Daniel Lockyer, head of fund management and senior fund manager, confirmed that Scott's transition is the conclusion of a three-year process.

He said: 'Richard is one of the founders of Hawksmoor and is irreplaceable. He has been part-time for two or three years now. It's not news to the people who know him.

'We have been thinking about how the team can develop and evolve. This is Richard's gradual transition from full-time to part-time to advisory role. It's great that he will be on hand to help strategic issues and give a common sense overview.'

Mackie joins the business as a fund manager on 2 January. He joined Brooks Macdonald in May 2016 after almost seven years with Charles Stanley. 

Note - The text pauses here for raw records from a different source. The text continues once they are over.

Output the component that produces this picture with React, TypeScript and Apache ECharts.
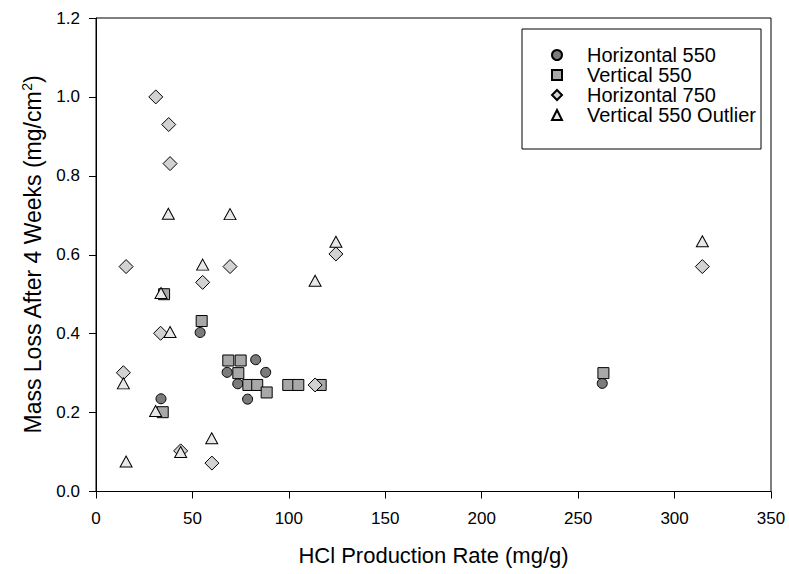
import React, { useEffect, useRef } from "react";
import * as echarts from "echarts";

const seriesNames = ["Horizontal 550", "Vertical 550", "Horizontal 750", "Vertical 550 Outlier"];

const horizontal550: [number, number][] = [
  [33.7, 0.235], [54, 0.403], [68, 0.302], [73.5, 0.273], [78.6, 0.234],
  [82.8, 0.334], [88, 0.302], [262.5, 0.274],
];
const vertical550: [number, number][] = [
  [35.3, 0.5], [34.6, 0.201], [54.8, 0.432], [68.6, 0.332], [75, 0.332],
  [73.8, 0.3], [79, 0.27], [83.6, 0.27], [88.5, 0.251], [99.7, 0.27],
  [104.9, 0.27], [116.5, 0.27], [263.1, 0.3],
];
const horizontal750: [number, number][] = [
  [31, 1.0], [37.7, 0.93], [38.4, 0.831], [15.6, 0.57], [69.5, 0.57],
  [55.3, 0.53], [33.5, 0.401], [14.2, 0.301], [43.9, 0.103], [60.1, 0.072],
  [124.4, 0.602], [113.6, 0.27], [314.4, 0.57],
];
const vertical550Outlier: [number, number][] = [
  [69.5, 0.703], [37.5, 0.704], [55.3, 0.575], [33.7, 0.503], [38.4, 0.404],
  [14.2, 0.274], [30.9, 0.204], [15.6, 0.076], [43.9, 0.1], [60, 0.135],
  [113.6, 0.534], [124.4, 0.633], [314.4, 0.634],
];

const xMin = 0, xMax = 350, xInterval = 50;
const yMin = 0, yMax = 1.2, yInterval = 0.2;

const FONT = "Liberation Sans, Arial, sans-serif";

export default function App() {
  const ref = useRef<HTMLDivElement>(null);
  useEffect(() => {
    if (!ref.current) return;
    const chart = echarts.init(ref.current, null, { renderer: "svg" });
    const mk = (name: string, data: [number, number][], symbol: string, size: any, color: string) => ({
      name,
      type: "scatter",
      data,
      symbol,
      symbolSize: size,
      itemStyle: { color, borderColor: "#000", borderWidth: 1, opacity: 1 },
      emphasis: { disabled: true },
    });
    chart.setOption({
      animation: false,
      textStyle: { fontFamily: FONT },
      grid: {
        left: 96, right: 18, top: 18, bottom: 82.5,
        show: true, borderColor: "#000", borderWidth: 1, backgroundColor: "transparent",
      },
      graphic: [
        {
          type: "rect",
          shape: { x: 522, y: 29, width: 239, height: 120 },
          style: { fill: "#fff", stroke: "#000", lineWidth: 1 },
          z: 50,
        },
      ],
      legend: {
        orient: "vertical",
        left: 551,
        top: 45,
        itemWidth: 10,
        itemHeight: 10,
        itemGap: 0,
        padding: 0,
        z: 60,
        textStyle: { fontSize: 20, lineHeight: 20, color: "#000", fontFamily: FONT, padding: [0, 0, 0, 20] },
        data: seriesNames,
      },
      xAxis: {
        type: "value",
        min: xMin, max: xMax, interval: xInterval,
        name: "HCl Production Rate (mg/g)",
        nameLocation: "middle",
        nameGap: 53,
        nameTextStyle: { fontSize: 22, color: "#000", fontFamily: FONT },
        axisLine: { show: true, lineStyle: { color: "#000", width: 1 } },
        axisTick: { show: true, inside: false, length: 7, lineStyle: { color: "#000" } },
        axisLabel: { fontSize: 17, color: "#000", margin: 18, fontFamily: FONT },
        splitLine: { show: false },
      },
      yAxis: {
        type: "value",
        min: yMin, max: yMax, interval: yInterval,
        name: "Mass Loss After 4 Weeks (mg/cm{sup|2})",
        nameLocation: "middle",
        nameGap: 48,
        nameTextStyle: {
          fontSize: 23, color: "#000", fontFamily: FONT, lineHeight: 25,
          rich: { sup: { fontSize: 14, color: "#000", fontFamily: FONT, verticalAlign: "top", lineHeight: 25, padding: [0, 0, 10, 0] } },
        },
        axisLine: { show: true, lineStyle: { color: "#000", width: 1 } },
        axisTick: { show: true, inside: false, length: 7, lineStyle: { color: "#000" } },
        axisLabel: {
          fontSize: 17, color: "#000", margin: 16, fontFamily: FONT,
          formatter: (v: number) => v.toFixed(1),
        },
        splitLine: { show: false },
      },
      series: [
        mk(seriesNames[0], horizontal550, "circle", 10, "#7b7b7b"),
        mk(seriesNames[1], vertical550, "rect", 11, "#a8a8a8"),
        mk(seriesNames[2], horizontal750, "diamond", 14, "#d2d2d2"),
        mk(seriesNames[3], vertical550Outlier, "triangle", [12, 11], "#e8e8e8"),
      ],
    });
    return () => chart.dispose();
  }, []);
  return <div ref={ref} style={{ width: 789, height: 574, position: "absolute", left: 0, top: 0 }} />;
}
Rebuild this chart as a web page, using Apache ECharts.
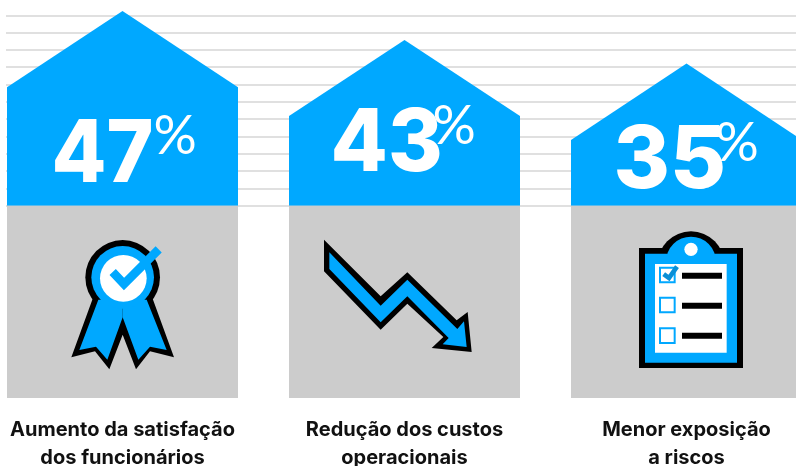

His appointment follows the promotion of Dan Cartridge to assistant fund manager and the recent recruitment of Matilda Cretney. 

In his new capacity, Mackie will assist with management across HFM's fund range, including the Hawksmoor Vanbrugh and Distribution funds. 

Meanwhile David Chapman, whose CV includes a 20-year stint with BlackRock, has also joined HFM as a business development manager.

HFM said the hires are designed to ensure the firm has the appropriate resources in place to fulfil its growth plans. 

'I am delighted that David and Ben are joining HFM at this exciting and important time as we strive to ensure the funds’ excellent performance to date continues into the future, and that the HFM team is well-equipped to maintain the high levels of service we provide to all our investors,' Lockyer said. 

In the three years to the end of September the Vanbrugh fund has returned 26.3% versus 24.4% rise in the peer group, while the distribution fund is up 36.2% versus a 34.4% average in the peer group.